Pour Ivana Obradovic, la pertinence de la mesure dépendra de l’objectif qui lui sera donné : « standardiser la réponse au contentieux de masse ayant pour motif le cannabis ou s’articuler avec le système sanitaire ? » Elle note que la « standardisation » et la « systématisation » d'une contravention suppriment tous recours aux alternatives à la poursuite pénale, et notamment la possibilité d'orientation vers une filière de soin.

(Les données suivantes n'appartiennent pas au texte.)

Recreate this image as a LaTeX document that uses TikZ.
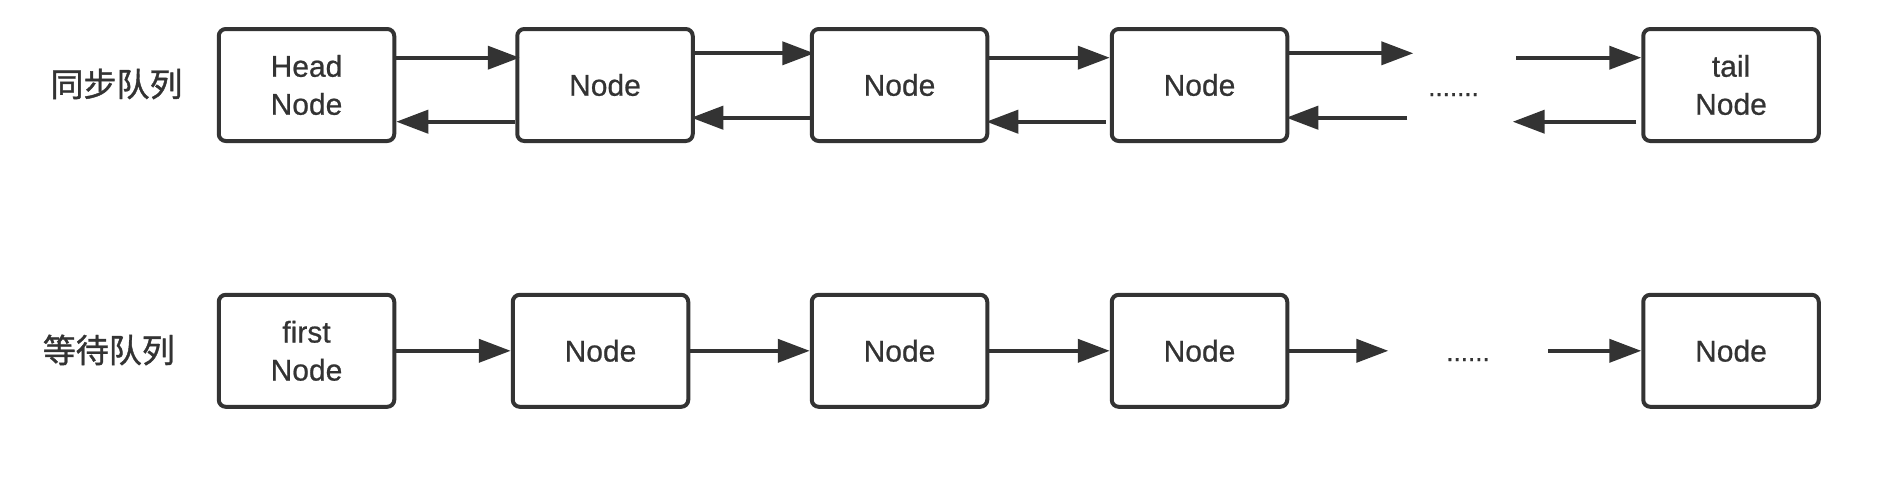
\documentclass[tikz,border=0pt]{standalone}
\usepackage{fontspec}
\setmainfont{Liberation Sans}
\newfontface\nodefont[FakeBold=0.7]{Liberation Sans}
\newfontface\cjk[FakeBold=1.2]{Noto Sans CJK SC}
\usetikzlibrary{arrows.meta}
\definecolor{ink}{HTML}{333333}
\begin{document}
\begin{tikzpicture}[x=1pt,y=-1pt,
  box/.style={draw=ink, line width=4pt, rounded corners=7pt, minimum width=175.5pt, minimum height=112pt, inner sep=0pt, align=center, font=\nodefont\fontsize{30}{38}\selectfont, text=ink},
  arr/.style={draw=ink, line width=4pt, -{Triangle[length=32pt,width=23pt]}},
  lab/.style={font=\cjk\fontsize{33}{40}\selectfont, text=ink},
  ellip/.style={font=\nodefont\fontsize{26}{30}\selectfont, text=ink, anchor=base, inner sep=0pt}]
\useasboundingbox (0,0) rectangle (1896,480);
% labels
\node[lab] (l1) at (116.5,84) {同步队列};
\node[lab] (l2) at (108.8,350) {等待队列};
% top row
\node[box] (h) at (306.5,85) {Head\\Node};
\node[box] (s2) at (605,85) {Node};
\node[box] (s3) at (899.5,85) {Node};
\node[box] (s4) at (1199.5,85) {Node};
\node[box] (t) at (1731,85) {tail\\Node};
\node[ellip] (d1) at (1453.5,96) {.......};
\coordinate (g1) at (1413.3,53.3);
\coordinate (g2) at (1516,57.7);
\coordinate (g3) at (1407.3,117.7);
\coordinate (g4) at (1512.7,121.7);
\draw[arr, shorten >=-4.5pt] ([yshift=27.3pt]h.east) -- ([yshift=27.3pt]s2.west);
\draw[arr, shorten >=-4.5pt] ([yshift=31.7pt]s2.east) -- ([yshift=31.7pt]s3.west);
\draw[arr] ([yshift=27.3pt]s3.east) -- ([yshift=27.3pt]s4.west);
\draw[arr] ([yshift=31.7pt]s4.east) -- (g1);
\draw[arr] (g2) -- ([yshift=27.3pt]t.west);
\draw[arr] ([yshift=-36.7pt]s2.west) -- ([yshift=-36.7pt]h.east);
\draw[arr, shorten >=-3.5pt] ([yshift=-32.7pt]s3.west) -- ([yshift=-32.7pt]s2.east);
\draw[arr, shorten >=-3pt, shorten <=4pt] ([yshift=-36.7pt]s4.west) -- ([yshift=-36.7pt]s3.east);
\draw[arr, shorten >=-3pt] (g3) -- ([yshift=-32.7pt]s4.east);
\draw[arr, shorten <=5pt] ([yshift=-36.7pt]t.west) -- (g4);
% bottom row
\node[box] (f) at (306.5,350.8) {first\\Node};
\node[box] (w2) at (600.5,350.8) {Node};
\node[box] (w3) at (899.5,350.8) {Node};
\node[box] (w4) at (1199.5,350.8) {Node};
\node[box] (w5) at (1731,350.8) {Node};
\node[ellip] (d2) at (1468,361) {......};
\coordinate (g5) at (1388.3,350.8);
\coordinate (g6) at (1548.3,350.8);
\draw[arr] (f.east) -- (w2.west);
\draw[arr] (w2.east) -- (w3.west);
\draw[arr] (w3.east) -- (w4.west);
\draw[arr] (w4.east) -- (g5);
\draw[arr] (g6) -- (w5.west);
\end{tikzpicture}
\end{document}
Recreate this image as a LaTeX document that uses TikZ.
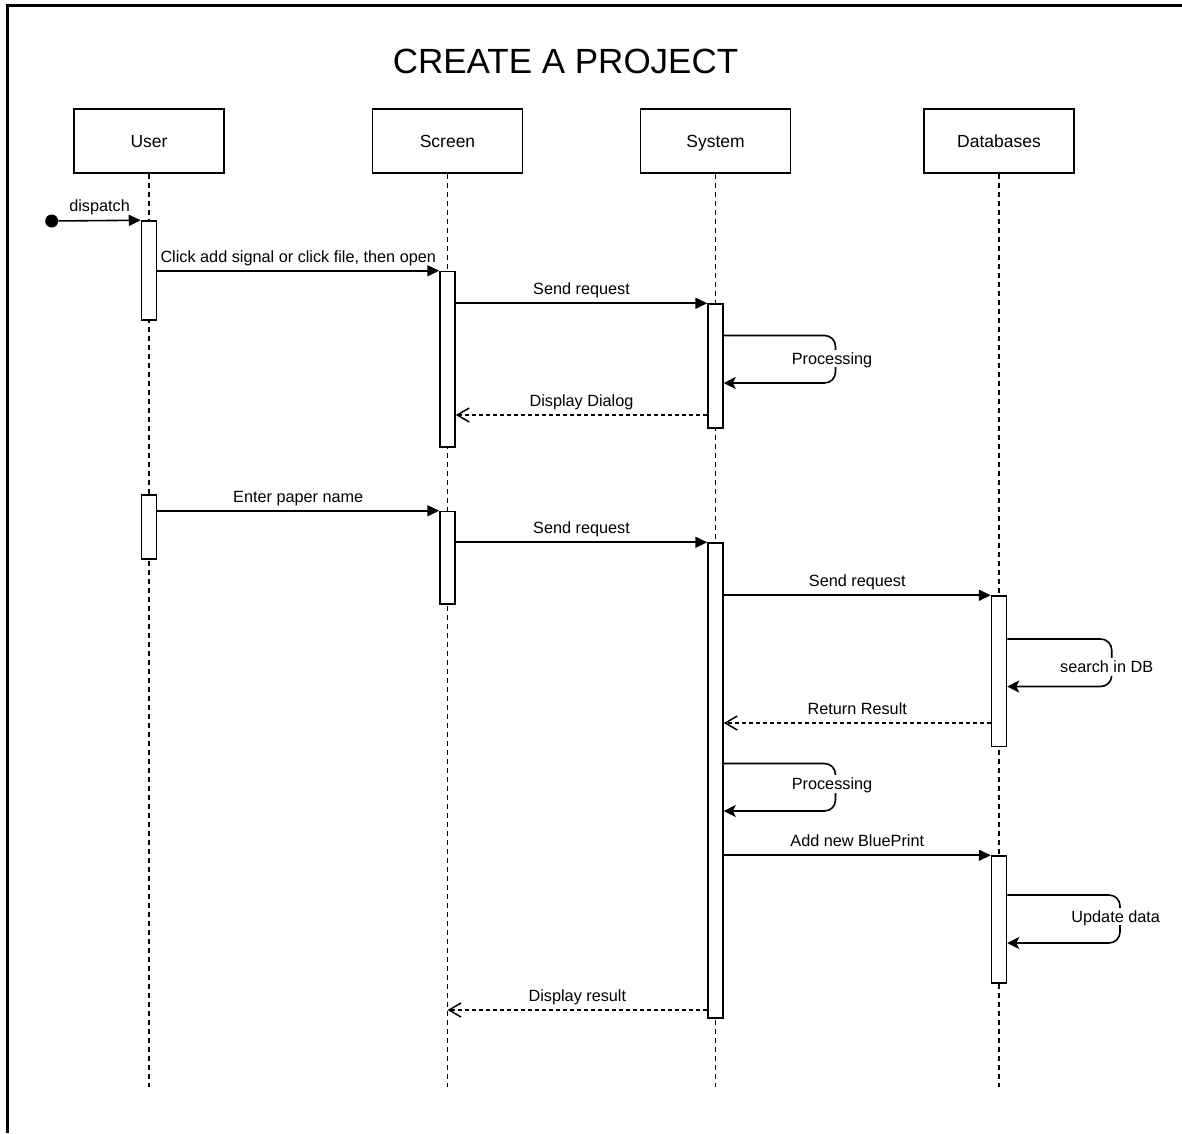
\documentclass[tikz,border=0pt]{standalone}
\usepackage{fontspec}
\setmainfont{Liberation Sans}
\usetikzlibrary{arrows.meta,calc}

\tikzset{
  actor/.style={draw, line width=1.6pt, minimum width=150pt, minimum height=64pt,
    inner sep=0pt, font=\fontsize{17.5}{20}\selectfont, text height=12.5pt, text depth=0pt},
  lifeline/.style={line width=1.8pt, dash pattern=on 5pt off 4pt},
  act/.style={draw, fill=white, line width=1.5pt, minimum width=15pt, inner sep=0pt},
  msg/.style={line width=1.6pt, -{Triangle[length=12pt,width=11pt]}},
  ret/.style={line width=1.6pt, dash pattern=on 4pt off 3pt,
    -{Straight Barb[length=12pt,width=14pt,line width=1.5pt]}},
  selfcall/.style={line width=1.6pt, rounded corners=11pt,
    -{Stealth[length=12pt,width=12pt,inset=3pt]}},
  lbl/.style={font=\fontsize{16.25}{19}\selectfont, text height=11.6pt, text depth=0pt, inner sep=0pt},
  msglbl/.style={lbl, midway, yshift=14.5pt},
  looplbl/.style={lbl, fill=white, inner sep=3pt},
}

\begin{document}
\begin{tikzpicture}[x=1pt, y=-1pt]
  \useasboundingbox (0,0) rectangle (1182,1133);

  % frame
  \draw[line width=2.2pt] (7.5,1133) -- (7.5,5.5) -- (1182,5.5);

  % title
  \node[font=\fontsize{35}{40}\selectfont, anchor=base] (title) at (565.5,73) {CREATE A PROJECT};

  % participants
  \node[actor] (user) at (149,141) {User};
  \node[actor] (scr)  at (447.5,141) {Screen};
  \node[actor] (sys)  at (715.5,141) {System};
  \node[actor] (db)   at (999,141) {Databases};

  % lifelines
  \coordinate (lend) at (0,1087);
  \foreach \p in {user,scr,sys,db}
    \draw[lifeline] (\p.south) -- (\p.south |- lend);

  % activation bars
  \node[act, minimum height=99pt]    (u1) at (149,270.5) {};
  \node[act, minimum height=64pt]    (u2) at (149,527) {};
  \node[act, minimum height=175.5pt] (s1) at (447.5,359.25) {};
  \node[act, minimum height=92.5pt]  (s2) at (447.5,557.75) {};
  \node[act, minimum height=124pt]   (y1) at (715.5,366) {};
  \node[act, minimum height=475pt]   (y2) at (715.5,780.5) {};
  \node[act, minimum height=150.5pt] (d1) at (999,671.25) {};
  \node[act, minimum height=127pt]   (d2) at (999,919.5) {};

  % initial message
  \node[circle, fill, minimum size=13pt, inner sep=0pt] (start) at (51.7,221) {};
  \draw[msg] (start) -- (u1.north west) node[msglbl] {dispatch};

  % first round: open a file
  \draw[msg] (u1.east |- s1.north) -- (s1.north west)
    node[msglbl] {Click add signal or click file, then open};
  \draw[msg] (s1.east |- y1.north) -- (y1.north west) node[msglbl] {Send request};

  \coordinate (lt1) at (835.5,335.5);
  \coordinate (lb1) at (835.5,383);
  \draw[selfcall] (y1.east |- lt1) -| (lb1) -- (y1.east |- lb1);
  \node[looplbl] (proc1) at (832,358.5) {Processing};

  \coordinate (r5) at (0,415);
  \draw[ret] (y1.west |- r5) -- (s1.east |- r5) node[msglbl] {Display Dialog};

  % second round: create the project
  \draw[msg] (u2.east |- s2.north) -- (s2.north west) node[msglbl] {Enter paper name};
  \draw[msg] (s2.east |- y2.north) -- (y2.north west) node[msglbl] {Send request};
  \draw[msg] (y2.east |- d1.north) -- (d1.north west) node[msglbl] {Send request};

  \coordinate (lt2) at (1111.7,639);
  \coordinate (lb2) at (1111.7,686.5);
  \draw[selfcall] (d1.east |- lt2) -| (lb2) -- (d1.east |- lb2);
  \node[looplbl] (search) at (1106.7,667) {search in DB};

  \coordinate (r10) at (0,723);
  \draw[ret] (d1.west |- r10) -- (y2.east |- r10) node[msglbl] {Return Result};

  \coordinate (lt3) at (835.5,763.5);
  \coordinate (lb3) at (835.5,811);
  \draw[selfcall] (y2.east |- lt3) -| (lb3) -- (y2.east |- lb3);
  \node[looplbl] (proc2) at (832,784) {Processing};

  \draw[msg] (y2.east |- d2.north) -- (d2.north west) node[msglbl] {Add new BluePrint};

  \coordinate (lt4) at (1120,895);
  \coordinate (lb4) at (1120,943);
  \draw[selfcall] (d2.east |- lt4) -| (lb4) -- (d2.east |- lb4);
  \node[looplbl] (update) at (1115.7,916.5) {Update data};

  \coordinate (r14) at (0,1010);
  \draw[ret] (y2.west |- r14) -- (scr.south |- r14) node[msglbl] {Display result};
\end{tikzpicture}
\end{document}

Les différents intervenants s’accordent toutefois sur la nécessaire suppression des peines d’emprisonnement. Pour Julien Morel D'Arleux, directeur de l'OFDT et ancien membre de la direction de l’administration pénitentiaire, « l’augmentation des saisies de cannabis dans les établissements pénitentiaires montre que l'incarcération pour usage de stupéfiant ne dissuade pas de consommer. »
Le paradoxe français
La politique pénale de la France se singularise par un paradoxe : « une politique pénale parmi les plus sévères, et des niveaux de consommations parmi les plus hauts d’Europe, détaille Vanna Obradovic. « La politique française a plus tendance à s’attaquer à la demande plutôt qu’à l’offre », ajoute-t-elle. Chaque année, près de 200 000 interpellations pour usage de drogue ont lieu dans notre pays, un chiffre en augmentation, avec un taux de réponse pénale qui a dépassé les 90 %. « Sur 1 000 habitants de plus de 15 ans, 3 seront interpellés dans l’année pour un usage de stupéfiant », résume Ivana Obradovic.
Le scénario de la contraventionnalisation constituerait « une réponse minimale au constat d'échec absolu de la réponse pénale à l'usage de stupéfiant », affirme pour sa part Christine Lazergues. Elle rappelle le caractère discriminatoire de la réponse pénale : « Ne sont poursuivies et condamnées que certaines catégories de la population. Jamais un membre du monde du spectacle ou un lycéen de Henri IV n'est condamné », détaille-t-elle.
Pour autant, la CNCDH n'est pas favorable à une amende forfaitaire qui « bloque la voie à toute orientation vers une filière de soin ». Elle propose d'autres scénarios : décriminalisation de l'usage de cannabis et contraventionnalisation de l'usage d'autres stupéfiants.